Kebijakan China mendevaluasi mata uangnya, papar Rully, bertujuan mendorong ekspornya yang tertekan lesunya permintaan akibat melambatnya perekonomian global.
Di saat mendapat gempuran dari sentimen negatif dari eksternal, tak ada internal yang bisa menopang mata uang Garuda. Pada awal semester kedua 2015 ini belum ada sentimen maupun data yang positif yang bisa menyokong rupiah untuk kembali bergerak ke area positif.
Alih-alih mendukung, data ekonomi dan berbagai perkembangan dalam negeri justru merapuhkan otot rupiah. "Mulai dari data ekonomi semester kedua 2015 yang melambat hingga maraknya isu rencana perombakan (reshuffle) Kabinet Kerja, menambah sentimen negatif bagi mata uang domestik," katanya.

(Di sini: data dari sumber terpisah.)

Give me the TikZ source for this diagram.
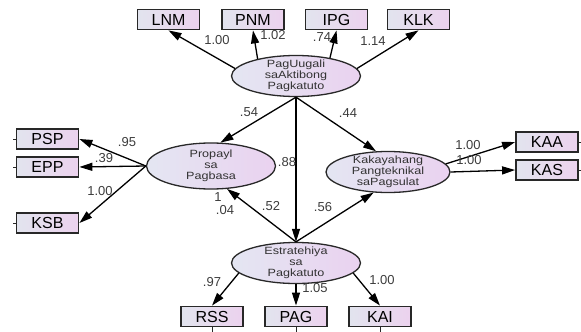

Di tengah situasi seperti itu, menurut Rully Arya Wisnubroto, Bank Indonesia juga tidak akan terlalu aktif melakukan intervensi karena dampaknya akan negatif terhadap cadangan devisa Indonesia.
"Tekanan pada hari ini cukup tinggi, akan cukup sulit bagi BI melakukan intervensi, kalaupun ada intervensi dalam intensitas sedang," katanya.
Rully mengharapkan penyerapan anggaran belanja modal dan barang pada semester kedua ini dapat lebih baik, sehingga memberikan harapan kepada pasar bahwa pembangunan infrastruktur akan lebih baik dibandingkan periode sebelumnya.
Sementara itu, berdasar kurs tengah Bank Indonesia (BI) pada Selasa (11/8) nilai tukar rupiah juga melemah menjadi Rp13.541 dibandingkan sebelumnya di posisi Rp13.536 per dollar AS.